In short I love it, and, in spite of how insane it sounds, I could not recommend it more highly.

 

I think this whole, doing a new thing idea is paying off.

The New, the Bad, and the Ugly

“Every aspiring writer should have a blog.”  This idea has been drummed into me over the years.  I have read articles recommending it, many of my Creative Writing tutors suggested we did it, and there were even a few courses that had us make one as a requirement.  I did not take those, and so never did.  Whilst sitting in my MA class the other day, the lecturer asked if any of us kept a blog.  No one did.  Stupidly this did not galvanise me into action.  I thought, as well I might have, “Aha!  Here are all these talented and aspiring writers, and none of them do it.  Obviously I am in good company.” I felt if not validated, at least relieved.
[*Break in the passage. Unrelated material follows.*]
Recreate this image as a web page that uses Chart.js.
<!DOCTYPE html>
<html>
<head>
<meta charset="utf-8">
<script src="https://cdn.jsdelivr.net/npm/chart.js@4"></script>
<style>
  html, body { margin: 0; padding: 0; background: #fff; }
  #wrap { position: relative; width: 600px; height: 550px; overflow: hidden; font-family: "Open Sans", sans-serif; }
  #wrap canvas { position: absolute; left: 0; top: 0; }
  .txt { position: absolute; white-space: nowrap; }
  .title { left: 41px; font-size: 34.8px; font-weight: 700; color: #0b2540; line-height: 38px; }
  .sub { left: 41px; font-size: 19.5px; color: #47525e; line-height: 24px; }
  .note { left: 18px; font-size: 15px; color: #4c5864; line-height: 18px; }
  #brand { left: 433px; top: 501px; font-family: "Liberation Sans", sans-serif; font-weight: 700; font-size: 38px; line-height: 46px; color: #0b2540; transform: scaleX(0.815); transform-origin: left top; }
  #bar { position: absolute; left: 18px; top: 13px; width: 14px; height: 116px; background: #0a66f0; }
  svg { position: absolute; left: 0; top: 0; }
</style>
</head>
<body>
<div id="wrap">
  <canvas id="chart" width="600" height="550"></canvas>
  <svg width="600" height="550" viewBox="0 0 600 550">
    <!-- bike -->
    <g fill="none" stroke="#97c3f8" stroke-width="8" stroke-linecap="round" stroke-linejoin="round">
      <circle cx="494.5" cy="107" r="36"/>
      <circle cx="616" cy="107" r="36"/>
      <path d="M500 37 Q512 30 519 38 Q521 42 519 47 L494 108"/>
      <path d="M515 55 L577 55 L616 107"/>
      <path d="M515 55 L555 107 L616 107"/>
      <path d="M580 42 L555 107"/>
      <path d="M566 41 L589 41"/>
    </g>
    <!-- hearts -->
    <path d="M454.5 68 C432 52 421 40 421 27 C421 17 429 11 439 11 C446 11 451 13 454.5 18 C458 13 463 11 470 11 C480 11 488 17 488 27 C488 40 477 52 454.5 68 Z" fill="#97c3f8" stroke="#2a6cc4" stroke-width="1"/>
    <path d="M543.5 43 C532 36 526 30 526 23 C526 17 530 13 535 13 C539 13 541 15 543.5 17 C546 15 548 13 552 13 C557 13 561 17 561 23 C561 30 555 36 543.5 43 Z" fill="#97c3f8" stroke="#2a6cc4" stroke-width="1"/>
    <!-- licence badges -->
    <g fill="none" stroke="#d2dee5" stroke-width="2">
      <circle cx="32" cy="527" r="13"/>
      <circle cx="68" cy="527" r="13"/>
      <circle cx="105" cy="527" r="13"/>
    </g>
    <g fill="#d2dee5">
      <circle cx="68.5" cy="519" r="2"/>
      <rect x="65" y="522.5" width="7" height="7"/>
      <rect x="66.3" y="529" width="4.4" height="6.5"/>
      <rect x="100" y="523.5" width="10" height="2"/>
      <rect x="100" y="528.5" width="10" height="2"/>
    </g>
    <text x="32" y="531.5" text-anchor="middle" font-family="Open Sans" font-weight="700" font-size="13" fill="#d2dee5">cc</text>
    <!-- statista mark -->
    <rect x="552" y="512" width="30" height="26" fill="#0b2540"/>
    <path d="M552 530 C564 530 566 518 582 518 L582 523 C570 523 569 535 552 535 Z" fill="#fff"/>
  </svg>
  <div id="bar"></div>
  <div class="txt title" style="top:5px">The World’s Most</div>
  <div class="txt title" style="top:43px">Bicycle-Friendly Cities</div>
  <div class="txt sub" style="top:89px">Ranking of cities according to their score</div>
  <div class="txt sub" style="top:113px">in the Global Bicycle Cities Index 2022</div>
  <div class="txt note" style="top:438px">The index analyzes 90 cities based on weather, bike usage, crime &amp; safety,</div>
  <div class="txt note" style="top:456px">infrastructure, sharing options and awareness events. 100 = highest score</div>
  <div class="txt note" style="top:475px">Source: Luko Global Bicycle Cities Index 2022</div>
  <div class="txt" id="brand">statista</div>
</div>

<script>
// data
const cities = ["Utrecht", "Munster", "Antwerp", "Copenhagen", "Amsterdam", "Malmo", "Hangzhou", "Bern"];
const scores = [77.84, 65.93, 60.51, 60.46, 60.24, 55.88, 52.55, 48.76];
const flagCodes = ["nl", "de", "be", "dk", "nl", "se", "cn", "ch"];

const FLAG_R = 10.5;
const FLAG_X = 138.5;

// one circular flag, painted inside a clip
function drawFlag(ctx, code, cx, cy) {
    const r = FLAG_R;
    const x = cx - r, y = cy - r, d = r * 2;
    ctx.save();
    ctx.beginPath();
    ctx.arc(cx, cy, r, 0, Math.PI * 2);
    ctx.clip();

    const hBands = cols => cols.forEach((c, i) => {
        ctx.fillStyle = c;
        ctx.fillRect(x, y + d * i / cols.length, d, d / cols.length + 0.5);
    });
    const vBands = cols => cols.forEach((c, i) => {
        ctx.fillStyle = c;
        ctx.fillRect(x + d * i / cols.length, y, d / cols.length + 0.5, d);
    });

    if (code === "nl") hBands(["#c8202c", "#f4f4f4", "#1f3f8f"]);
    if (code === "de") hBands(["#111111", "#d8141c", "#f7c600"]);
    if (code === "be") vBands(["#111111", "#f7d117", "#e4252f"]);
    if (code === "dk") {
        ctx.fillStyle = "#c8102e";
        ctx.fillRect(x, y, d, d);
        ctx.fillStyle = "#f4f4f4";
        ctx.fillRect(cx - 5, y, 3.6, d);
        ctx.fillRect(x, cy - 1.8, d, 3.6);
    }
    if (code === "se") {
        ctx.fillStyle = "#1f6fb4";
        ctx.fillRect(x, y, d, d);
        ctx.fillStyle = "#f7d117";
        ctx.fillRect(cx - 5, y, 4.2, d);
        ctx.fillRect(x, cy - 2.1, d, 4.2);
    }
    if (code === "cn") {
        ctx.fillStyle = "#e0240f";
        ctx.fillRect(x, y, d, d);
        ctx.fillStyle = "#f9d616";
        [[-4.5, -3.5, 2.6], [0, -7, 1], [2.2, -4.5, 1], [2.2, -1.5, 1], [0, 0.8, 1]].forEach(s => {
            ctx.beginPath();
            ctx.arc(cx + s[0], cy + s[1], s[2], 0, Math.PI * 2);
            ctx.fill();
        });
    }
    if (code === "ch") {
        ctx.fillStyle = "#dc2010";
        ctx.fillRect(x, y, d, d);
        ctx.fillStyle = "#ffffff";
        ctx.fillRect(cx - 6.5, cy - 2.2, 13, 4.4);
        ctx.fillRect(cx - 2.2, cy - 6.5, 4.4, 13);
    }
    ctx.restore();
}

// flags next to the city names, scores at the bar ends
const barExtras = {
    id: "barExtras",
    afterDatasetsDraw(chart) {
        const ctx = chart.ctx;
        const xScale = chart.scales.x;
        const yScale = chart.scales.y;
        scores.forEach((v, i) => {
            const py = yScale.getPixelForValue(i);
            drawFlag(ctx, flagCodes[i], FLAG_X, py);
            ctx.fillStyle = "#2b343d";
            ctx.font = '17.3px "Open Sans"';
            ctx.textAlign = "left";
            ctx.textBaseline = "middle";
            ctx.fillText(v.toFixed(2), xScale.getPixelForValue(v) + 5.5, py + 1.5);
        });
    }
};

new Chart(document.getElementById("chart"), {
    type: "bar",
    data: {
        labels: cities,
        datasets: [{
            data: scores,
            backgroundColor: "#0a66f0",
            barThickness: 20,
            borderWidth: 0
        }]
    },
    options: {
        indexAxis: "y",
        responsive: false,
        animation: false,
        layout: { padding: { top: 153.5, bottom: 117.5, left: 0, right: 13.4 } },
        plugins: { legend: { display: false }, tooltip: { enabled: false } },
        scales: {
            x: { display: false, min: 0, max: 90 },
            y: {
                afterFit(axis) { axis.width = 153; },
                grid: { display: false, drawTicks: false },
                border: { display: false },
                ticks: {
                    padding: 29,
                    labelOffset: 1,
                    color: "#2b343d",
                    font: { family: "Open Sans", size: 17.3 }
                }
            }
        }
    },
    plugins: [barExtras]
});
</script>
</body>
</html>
No, it was my parents that finally pushed me into doing this one night in a post-dinner heart to heart.  Unsurprisingly, given that they’re thirty years older than me, they know quite a bit more about the world, and that if you’re ever going to achieve something you need to stop contemplating your experimental novel, get off your haunches, and put yourself out there.  Fortunately these days you can get yourself out there from the comfort of your own desk.  Handy that.
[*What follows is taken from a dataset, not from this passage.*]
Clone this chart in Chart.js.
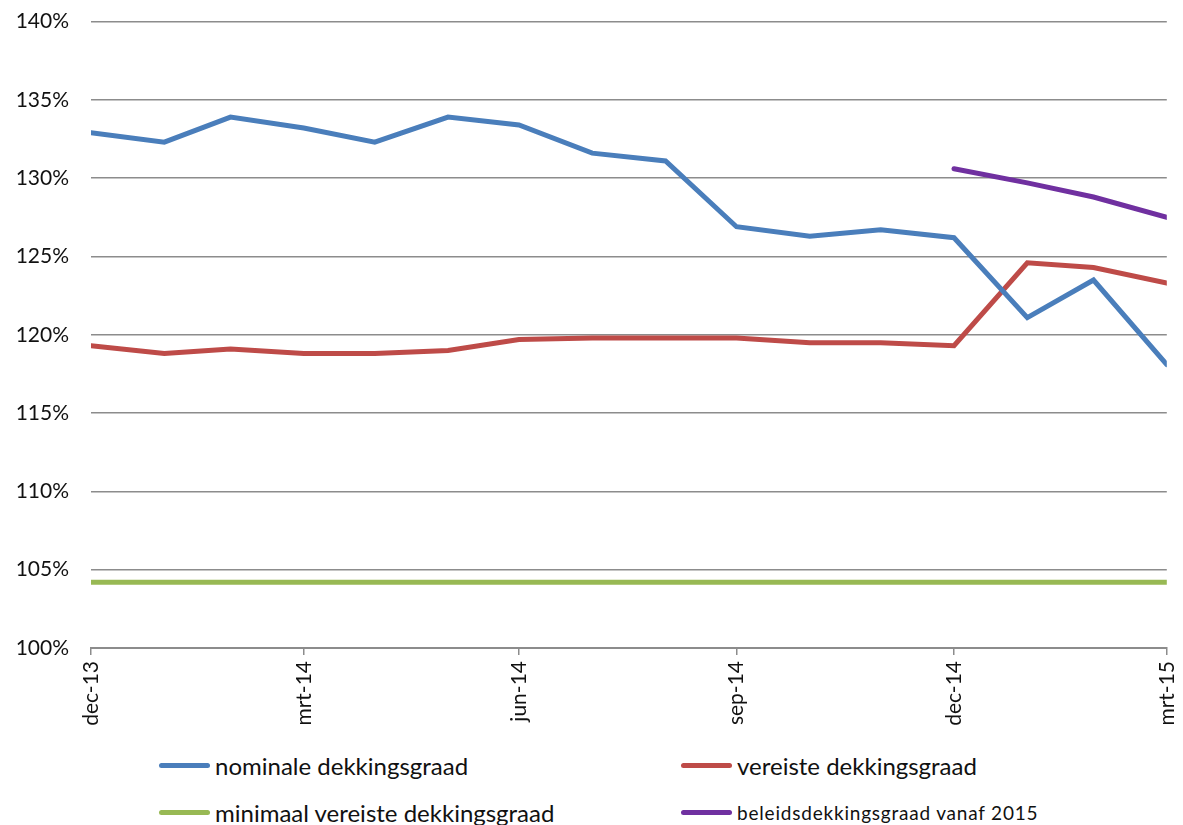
<!DOCTYPE html>
<html>
<head>
<meta charset="utf-8">
<script src="https://cdn.jsdelivr.net/npm/chart.js@4"></script>
<style>
  html, body { margin: 0; padding: 0; background: #fff; overflow: hidden; }
  .wrap { position: relative; width: 1183px; height: 825px; overflow: hidden; }
  .plot { position: absolute; left: 0; top: -13px; width: 1198px; height: 758px; }
  .legend-item { position: absolute; display: flex; align-items: center; font-family: Lato, "Open Sans", sans-serif; color: #111; white-space: nowrap; }
  .legend-item .swatch { width: 51px; height: 5px; border-radius: 3px; margin-right: 5px; }
</style>
</head>
<body>
<div class="wrap">
  <div class="plot"><canvas id="chart"></canvas></div>
  <div id="legend"></div>
</div>
<script>
// month-end dates of the observations
const dates = [
  "2013-12-31", "2014-01-31", "2014-02-28", "2014-03-31", "2014-04-30", "2014-05-31",
  "2014-06-30", "2014-07-31", "2014-08-31", "2014-09-30", "2014-10-31", "2014-11-30",
  "2014-12-31", "2015-01-31", "2015-02-28", "2015-03-31"
];
const months = [
  "dec-13", "jan-14", "feb-14", "mrt-14", "apr-14", "mei-14", "jun-14", "jul-14",
  "aug-14", "sep-14", "okt-14", "nov-14", "dec-14", "jan-15", "feb-15", "mrt-15"
];
const tickIndexes = [0, 3, 6, 9, 12, 15];

const nominale = [132.9, 132.3, 133.9, 133.2, 132.3, 133.9, 133.4, 131.6, 131.1, 126.9, 126.3, 126.7, 126.2, 121.1, 123.5, 118.1];
const vereiste = [119.3, 118.8, 119.1, 118.8, 118.8, 119.0, 119.7, 119.8, 119.8, 119.8, 119.5, 119.5, 119.3, 124.6, 124.3, 123.3];
const minimaal = [104.2, 104.2, 104.2, 104.2, 104.2, 104.2, 104.2, 104.2, 104.2, 104.2, 104.2, 104.2, 104.2, 104.2, 104.2, 104.2];
const beleids = [null, null, null, null, null, null, null, null, null, null, null, null, 130.6, 129.7, 128.8, 127.5];

const seriesNames = ["nominale dekkingsgraad", "vereiste dekkingsgraad", "minimaal vereiste dekkingsgraad", "beleidsdekkingsgraad vanaf 2015"];
const colors = ["#4a7ebb", "#be4b48", "#98b954", "#7030a0"];

// x position = days since first observation (Excel date axis)
const day0 = Date.parse(dates[0]);
const days = dates.map((d) => Math.round((Date.parse(d) - day0) / 86400000));

const toPoints = (vals) => vals.map((v, i) => ({ x: days[i], y: v }));

const gridColor = "#8c8c8c";
const tickFont = { family: "Lato, 'Open Sans', sans-serif", size: 21 };

new Chart(document.getElementById("chart"), {
  type: "line",
  data: {
    datasets: [nominale, vereiste, minimaal, beleids].map((vals, i) => ({
      label: seriesNames[i],
      data: toPoints(vals),
      borderColor: colors[i],
      backgroundColor: colors[i],
      borderWidth: 5,
      pointRadius: 0,
      tension: 0,
      spanGaps: false,
      borderCapStyle: "round",
    })),
  },
  options: {
    responsive: true,
    maintainAspectRatio: false,
    animation: false,
    layout: { padding: { top: 8, right: 0, left: 0, bottom: 0 } },
    plugins: {
      legend: { display: false },
      tooltip: { enabled: false },
    },
    scales: {
      x: {
        type: "linear",
        min: days[0],
        max: days[days.length - 1],
        afterBuildTicks: (scale) => {
          scale.ticks = tickIndexes.map((i) => ({ value: days[i] }));
        },
        afterFit: (scale) => { scale.height = 97; },
        ticks: {
          autoSkip: false,
          minRotation: 90,
          maxRotation: 90,
          padding: 6,
          color: "#111",
          font: tickFont,
          callback: (value) => {
            const i = days.indexOf(value);
            return i >= 0 ? months[i] : "";
          },
        },
        grid: {
          drawOnChartArea: false,
          drawTicks: true,
          tickLength: 7,
          color: gridColor,
          lineWidth: 1.5,
        },
        border: { display: true, color: gridColor, width: 2 },
      },
      y: {
        min: 100,
        max: 140,
        afterFit: (scale) => { scale.width = 91; },
        ticks: {
          stepSize: 5,
          padding: 22,
          color: "#111",
          font: tickFont,
          callback: (v) => v + "%",
        },
        grid: {
          color: gridColor,
          lineWidth: 1.5,
          drawTicks: false,
        },
        border: { display: false },
      },
    },
  },
});

// legend, two columns under the chart
const legendPos = [
  { left: 159, top: 765, size: 24, spacing: 0 },
  { left: 681, top: 765, size: 24, spacing: 0 },
  { left: 159, top: 812, size: 24, spacing: 0 },
  { left: 681, top: 812, size: 19, spacing: 0.8 },
];
const legend = document.getElementById("legend");
seriesNames.forEach((name, i) => {
  const item = document.createElement("div");
  item.className = "legend-item";
  item.style.left = legendPos[i].left + "px";
  item.style.top = (legendPos[i].top - 15) + "px";
  item.style.height = "30px";
  item.style.fontSize = legendPos[i].size + "px";
  item.style.letterSpacing = legendPos[i].spacing + "px";
  const sw = document.createElement("span");
  sw.className = "swatch";
  sw.style.background = colors[i];
  const label = document.createElement("span");
  label.textContent = name;
  item.appendChild(sw);
  item.appendChild(label);
  legend.appendChild(item);
});
</script>
</body>
</html>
Still, exploring the world from the safety of a swivel chair is not really exploring.  I put off starting this blog for lots of reasons.  I was too busy, too tired or too (insert excuse here) to ever do it, and we all put things off for the same sorts of reasons.  We’re all too scared of putting ourselves out there in case we’re rejected, afraid to try something new in case we fail.  I thought of all the things I hadn’t done while sitting at my desk, on my little island of safety, in my nation of procrastination, and I realised something.

 

I was being a complete pillock.

 

I’d never even seen The Lion King for gods sake.  What was wrong with me.  I’d always joked when people found out and their jaws hit the floor that it was a good conversation starter, and to be fair, it was.  I had a lot of conversations over the period of my undergrad about just that.  I would point out that The Lion King was ubiquitous, so omnipresent that even if I’d never seen it I could still sing most of the songs, and more to the point, wasn’t it basically Hamlet with lions?  I’d seen Hamlet.  Despite all that, I was undoubtedly missing out on something, even if it was only the sight of a drug peddling hippie duo of a meerkat and a warthog.
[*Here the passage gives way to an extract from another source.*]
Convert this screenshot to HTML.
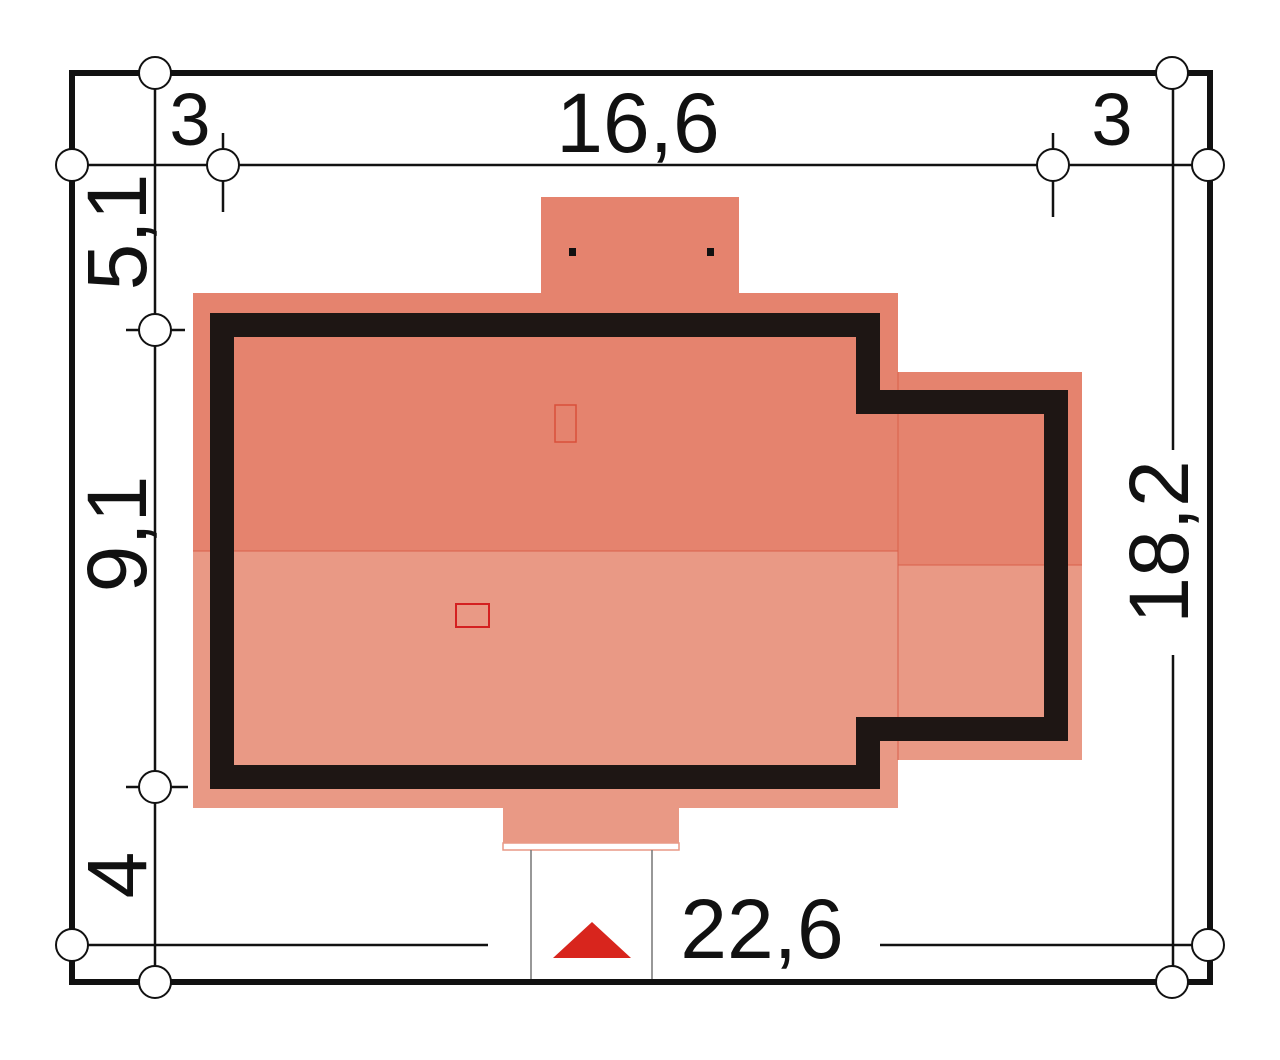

Something had to be done, and this blog was that something.  As the opening song says, “there is more to be seen than can ever be seen, more to do than can ever be done,” and I was missing it.  (No, I still haven’t seen the Lion King, that song just gets around a lot.)  So, every week I’ll see a new film, or read a new book.  I’ll go to a new place or try something different.  Then I’ll write about it.

And if the Lion King is right and there really is “more to be seen than can ever be seen, more to do than can ever be done”, then I won’t be running out of material anytime soon.

 

And yes.  I will be watching The Lion King.